Wayne Ngaluafe
- Full name: Terence Jethro Wayne Ngaluafe
- Born: 13 October 1988 (age 37) Auckland, New Zealand
- Height: 6 ft 0 in (183 cm)
- Weight: 176 lb (80 kg)

Rugby union career
- Position: Halfback

Provincial / State sides
- Years: Team / Apps / (Points)
- 2011: Northland / 9 / (0)
- 2013–14: Auckland / 11 / (0)

Super Rugby
- Years: Team / Apps / (Points)
- 2013: Blues / 2 / (0)

International career
- Years: Team / Apps / (Points)
- 2016: Tonga / 1 / (0)

= Wayne Ngaluafe =

Tonga international rugby union player

Terence Jethro Wayne Ngaluafe (born 13 October 1988) is a New Zealand-born Tongan former rugby union player.

Born in Auckland, Ngaluafe was a New Zealand under-19s representative halfback and played in the side that won the 2007 Under 19 Rugby World Championship, before switching his allegiance.
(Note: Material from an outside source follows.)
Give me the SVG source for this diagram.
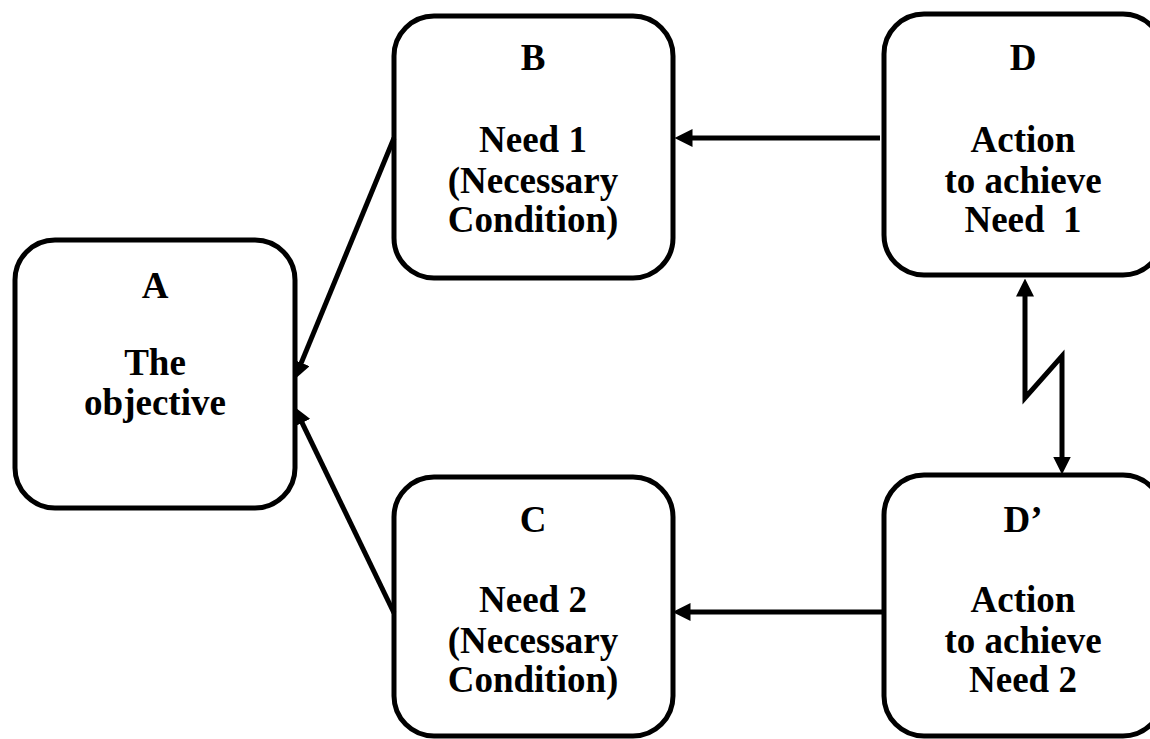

Ngaluafe, an Auckland and Northland provincial player, made two appearances for the Blues, both off the bench. He debuted in their match against France in 2013, as a second-half replacement for Jamison Gibson-Park, then a month later got flown over to Bloemfontein when Piri Weepu pulled out of a match against the Cheetahs.

In 2016, Ngaluafe gained a cap for Tonga against Georgia in Suva.

Ngaluafe played rugby for West Harbour in the Shute Shield.